In the five years that followed Ernie made more and more cues, and his reputation circulated as artists like Minnesota Fats, Eddie Kelly, Ronnie Allen, Danny DiLiberto and Richard Florence began to use them. Florence, at 24 probably the hottest young player on the professional circuit today, finds it difficult to pinpoint why he uses a Ginacue: "In my game, the cue does the work. Ernie's cues feel like they're part of you. The other cues feel different. I don't know why. Ask Ernie. He makes them." Ernie just smiles.

Watching Ernie work, one is reminded that genius often consists of the ability to apply endless patience. When Ernie sets a mother-of-pearl cloverleaf into ebony the lines around the pearl flow smoothly and break cleanly. Not long ago Ernie decided he should have a special personal cue around the shop so that visitors asking to see the differences between his basic and more elaborately carved models could get a notion of the best. For several months he walked around with chunks of ivory in his pockets to keep them warm and make them easier to work with. For a basic motif Ernie chose to use Colombian silver in a classical baroque design. Some 1,900 work hours later Ernie had an ivory-and-silver cue for which he has turned down offers of $4,000.

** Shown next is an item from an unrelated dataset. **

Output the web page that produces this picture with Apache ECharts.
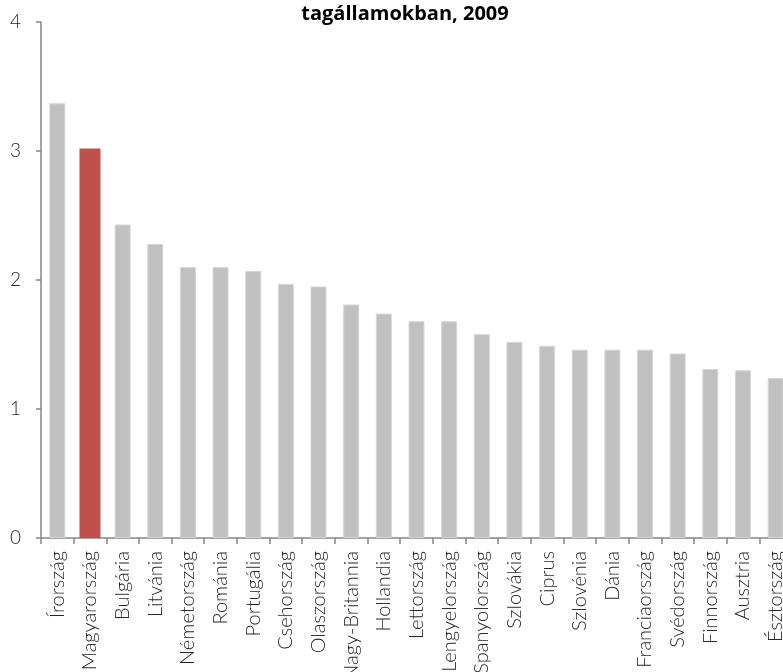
<!DOCTYPE html>
<html>
<head>
<meta charset="utf-8">
<script src="https://cdn.jsdelivr.net/npm/echarts@6/dist/echarts.min.js"></script>
<style>
  html, body { margin: 0; padding: 0; background: #ffffff; }
  #chart { width: 783px; height: 672px; }
</style>
</head>
<body>
<div id="chart"></div>
<script>
// Countries, ordered by value
const countries = [
  'Írország', 'Magyarország', 'Bulgária', 'Litvánia', 'Németország', 'Románia',
  'Portugália', 'Csehország', 'Olaszország', 'Nagy-Britannia', 'Hollandia',
  'Lettország', 'Lengyelország', 'Spanyolország', 'Szlovákia', 'Ciprus',
  'Szlovénia', 'Dánia', 'Franciaország', 'Svédország', 'Finnország',
  'Ausztria', 'Észtország'
];
const values = [
  3.37, 3.02, 2.43, 2.28, 2.10, 2.10,
  2.07, 1.97, 1.95, 1.81, 1.74,
  1.68, 1.68, 1.58, 1.52, 1.49,
  1.46, 1.46, 1.46, 1.43, 1.31,
  1.30, 1.24
];
const highlighted = 'Magyarország';
const yTicks = [0, 1, 2, 3, 4];
const titleText = 'tagállamokban, 2009';

const LABEL_FONT = 'Lato, "Open Sans", sans-serif';
const TITLE_FONT = '"Open Sans", "Noto Sans", sans-serif';
const GRAY = '#c0c0c0';
const RED = '#c0504d';
const AXIS = '#868686';
const CATEGORY_PX = 32.65;

// The highlighted country is drawn by its own (wider) series on a twin category axis
const grayData = countries.map((c, i) => (c === highlighted ? null : values[i]));
const redData = countries.map((c, i) => (c === highlighted ? values[i] : null));

const chart = echarts.init(document.getElementById('chart'), null, { renderer: 'canvas' });
chart.setOption({
  animation: false,
  backgroundColor: '#ffffff',
  title: {
    text: titleText,
    left: 400,
    top: -1,
    textAlign: 'center',
    textStyle: { fontFamily: TITLE_FONT, fontSize: 20, fontWeight: 'bold', color: '#000000' }
  },
  grid: {
    left: 41, top: 22, width: countries.length * CATEGORY_PX, height: 516,
    containLabel: false, outerBoundsMode: 'none'
  },
  xAxis: [{
    type: 'category',
    data: countries,
    boundaryGap: true,
    axisLine: { lineStyle: { color: AXIS, width: 1.5 } },
    axisTick: { show: true, length: 6, alignWithLabel: false, interval: 0, lineStyle: { color: AXIS, width: 1.5 } },
    axisLabel: {
      interval: 0,
      rotate: 90,
      margin: 13,
      fontFamily: LABEL_FONT,
      fontWeight: 300,
      fontSize: 20,
      color: '#262626'
    }
  }, {
    type: 'category',
    data: countries,
    boundaryGap: true,
    show: false,
    position: 'bottom'
  }],
  yAxis: {
    type: 'value',
    min: yTicks[0],
    max: yTicks[yTicks.length - 1],
    interval: 1,
    splitLine: { show: false },
    axisLine: { show: true, lineStyle: { color: AXIS, width: 1.5 } },
    axisTick: { show: true, length: 5, lineStyle: { color: AXIS, width: 1.5 } },
    axisLabel: { margin: 20, fontFamily: LABEL_FONT, fontWeight: 300, fontSize: 19, color: '#262626' }
  },
  series: [{
    type: 'bar',
    xAxisIndex: 0,
    data: grayData,
    barWidth: 16,
    itemStyle: { color: GRAY, borderColor: '#d6d6d6', borderWidth: 1 }
  }, {
    type: 'bar',
    xAxisIndex: 1,
    data: redData,
    barWidth: 21,
    itemStyle: { color: RED }
  }]
});
</script>
</body>
</html>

Ernie's skill was tested again when the board of directors of Share, a group of Hollywood matrons, was looking for a gift for an important man who had helped with three charity events. What, the girls asked Marvin Hime, a local jeweler, could they give Dean Martin, the man who has everything? Hime considered his own resources and the skills of his craftsmen, then remembered something he had heard at a manicure parlor about a guy who made a better pool cue than anyone else. A few minutes later he was on the phone talking to Ernie.

In a marriage of talents Hime contributed some precious stones (a ruby, a sapphire, an emerald and a diamond), a 3½-ounce gold bar, the skill of his goldsmith and a basic design. The rest was up to Gutierrez. Ernie worked 16 hours a day for a week on the Dean Martin cue. The design called for four gold panels inlaid around the butt, each Florentined panel noting a separate aspect of Martin's interests: crossed champagne glasses, golf clubs, comedy-tragedy masks and a tiny plaque expressing the gratitude of the girls from Share for Martin's contributions. The cue was presented at the group's last annual party. It left a flabbergasted Dino without a word to sing except in praise, after he got the cue home to his private table and tried it. Ernie estimates that it would cost over $1,300 to duplicate Martin's cue.

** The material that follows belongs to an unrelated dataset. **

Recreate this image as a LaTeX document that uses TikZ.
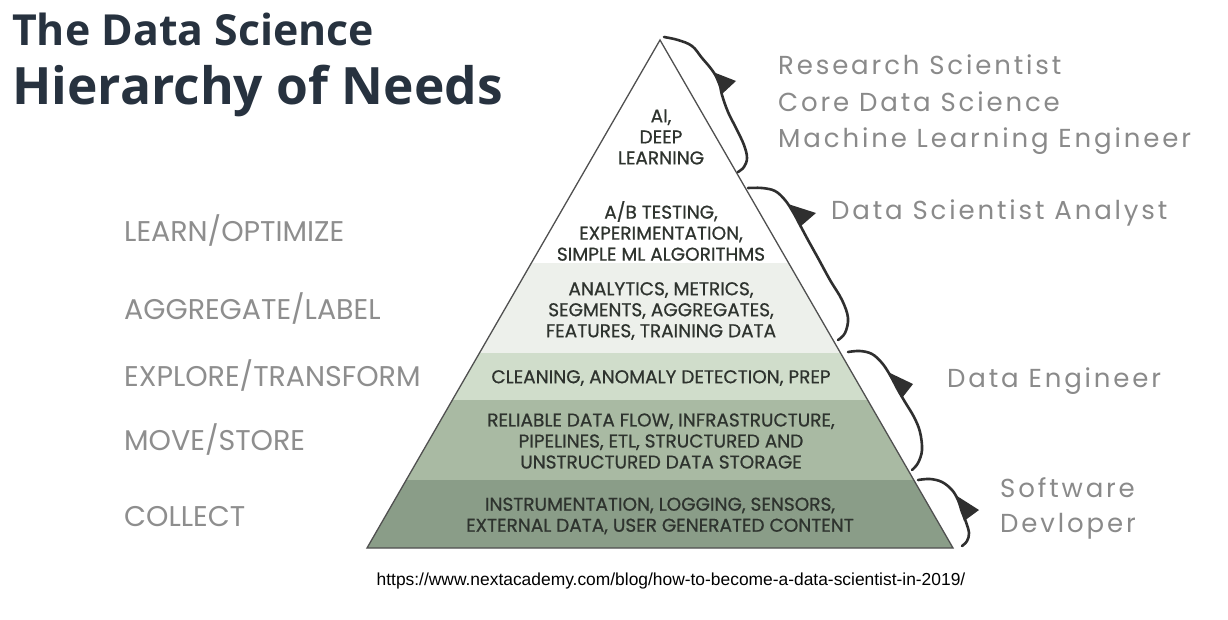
\documentclass[tikz,border=0pt]{standalone}
\usepackage{fontspec}
\setmainfont{Liberation Sans}
\newfontfamily\titlefont{Open Sans}
\newfontfamily\lblfont{Poppins}
\newfontfamily\pyrfont{Poppins}[FakeBold=0.7]
\newfontfamily\rolefont{Poppins}[LetterSpace=11]
\newfontfamily\urlfont{Liberation Sans}
\definecolor{titlec}{HTML}{27323F}
\definecolor{lblc}{HTML}{8E8E8E}
\definecolor{rolec}{HTML}{8A8A8A}
\definecolor{pyrtext}{HTML}{2E332E}
\definecolor{bandA}{HTML}{EDF0EB}
\definecolor{bandB}{HTML}{D0DDCB}
\definecolor{bandC}{HTML}{A9BAA3}
\definecolor{bandD}{HTML}{8A9D88}
\definecolor{outlinec}{HTML}{505050}
\definecolor{bracec}{HTML}{2F2F2F}
\begin{document}
\begin{tikzpicture}[x=1pt,y=-1pt,
  titlestyle/.style={inner sep=0pt,anchor=base west,text=titlec,font=\titlefont\bfseries},
  lvl/.style={inner sep=0pt,anchor=base west,text=lblc,font=\lblfont\fontsize{28.5}{32}\selectfont},
  role/.style={inner sep=0pt,anchor=base west,text=rolec,font=\rolefont\fontsize{26}{30}\selectfont},
  layertext/.style={inner sep=0pt,align=center,text=pyrtext,font=\pyrfont\fontsize{18.5}{21}\selectfont},
  bracestyle/.style={draw=bracec,line width=2.6pt,line cap=round,line join=round},
  notch/.style={fill=bracec}]
\fill[white] (0,0) rectangle (1228,619);
\useasboundingbox (0,0) rectangle (1228,619);
% pyramid
\coordinate (A) at (660,40);
\coordinate (L) at (367,548);
\coordinate (R) at (953,548);
\begin{scope}
\clip (A)--(L)--(R)--cycle;
\fill[bandA] (300,263) rectangle (1000,353);
\fill[bandB] (300,353) rectangle (1000,400);
\fill[bandC] (300,400) rectangle (1000,480);
\fill[bandD] (300,480) rectangle (1000,550);
\end{scope}
\draw[outlinec,line width=1.3pt,line join=miter] (A)--(L)--(R)--cycle;
% title
\node[titlestyle,font=\titlefont\bfseries\fontsize{42.8}{50}\selectfont] (t1) at (12,45) {The Data Science};
\node[titlestyle,font=\titlefont\bfseries\fontsize{51.5}{58}\selectfont] (t2) at (12,104) {Hierarchy of Needs};
% left labels
\node[lvl] (l1) at (124,241) {LEARN/OPTIMIZE};
\node[lvl] (l2) at (124,319) {AGGREGATE/LABEL};
\node[lvl] (l3) at (124,386) {EXPLORE/TRANSFORM};
\node[lvl] (l4) at (124,450) {MOVE/STORE};
\node[lvl] (l5) at (124,526) {COLLECT};
% layer texts
\node[layertext] (p1) at (661,137) {AI,\\DEEP\\LEARNING};
\node[layertext] (p2) at (661,231) {A/B TESTING,\\EXPERIMENTATION,\\SIMPLE ML ALGORITHMS};
\node[layertext] (p3) at (661,311) {ANALYTICS, METRICS,\\SEGMENTS, AGGREGATES,\\FEATURES, TRAINING DATA};
\node[layertext] (p4) at (661,378) {CLEANING, ANOMALY DETECTION, PREP};
\node[layertext] (p5) at (661,441) {RELIABLE DATA FLOW, INFRASTRUCTURE,\\PIPELINES, ETL, STRUCTURED AND\\UNSTRUCTURED DATA STORAGE};
\node[layertext] (p6) at (660,516) {INSTRUMENTATION, LOGGING, SENSORS,\\EXTERNAL DATA, USER GENERATED CONTENT};
% role labels
\node[role] (r1) at (778,74) {Research Scientist};
\node[role] (r2) at (778,111) {Core Data Science};
\node[role] (r3) at (778,147) {Machine Learning Engineer};
\node[role] (r4) at (831,219) {Data Scientist Analyst};
\node[role] (r5) at (947,387) {Data Engineer};
\node[role] (r6) at (1000,497) {Software};
\node[role] (r7) at (1000,532) {Devloper};
% braces
\draw[bracestyle] plot[smooth,tension=0.6] coordinates {(664,37) (678,40) (692,46) (702,58) (712,70) (719,82) (722,95) (728,112) (736,128) (744,145) (747,158) (744,167) (738,172)};
\fill[notch] (713,72) -- (736,81) -- (722,94) -- cycle;
\draw[bracestyle] plot[smooth,tension=0.6] coordinates {(748,188) (762,188) (775,191) (785,200) (793,212) (800,225) (808,240) (818,258) (830,280) (842,300) (848,318) (845,333) (838,340)};
\fill[notch] (788,204) -- (816,213) -- (801,226) -- cycle;
\draw[bracestyle] plot[smooth,tension=0.6] coordinates {(848,352) (860,351) (872,354) (882,363) (890,375) (898,390) (905,402) (914,417) (920,432) (922,450) (918,463) (912,470)};
\fill[notch] (890,373) -- (913,384) -- (902,398) -- cycle;
\draw[bracestyle] plot[smooth,tension=0.6] coordinates {(918,480) (930,479) (942,482) (952,490) (958,500) (962,512) (966,522) (969,533) (967,541) (962,546)};
\fill[notch] (957,496) -- (979,510) -- (964,521) -- cycle;
% url
\node[inner sep=0pt,anchor=base,font=\urlfont\fontsize{17.4}{20}\selectfont] (url) at (671,585) {https://www.nextacademy.com/blog/how-to-become-a-data-scientist-in-2019/};
\end{tikzpicture}
\end{document}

Ernie's basic model is slightly less expensive. It comes in plain white maple and costs $70. Outside of the eight-pronged scoring design that is another unique characteristic of a Ginacue, the quality of Ernie's most expensive sticks is present in the basic model's balance, feel and durability.

Ernie mixes his own finish, using a secret ratio of shellac to silicone that gives a Ginacue its unusual durability. The worst enemy of a finished cue is a drastic change in temperature. According to Ernie, the most damaging thing you can do to a pool cue is to leave it in a closed car.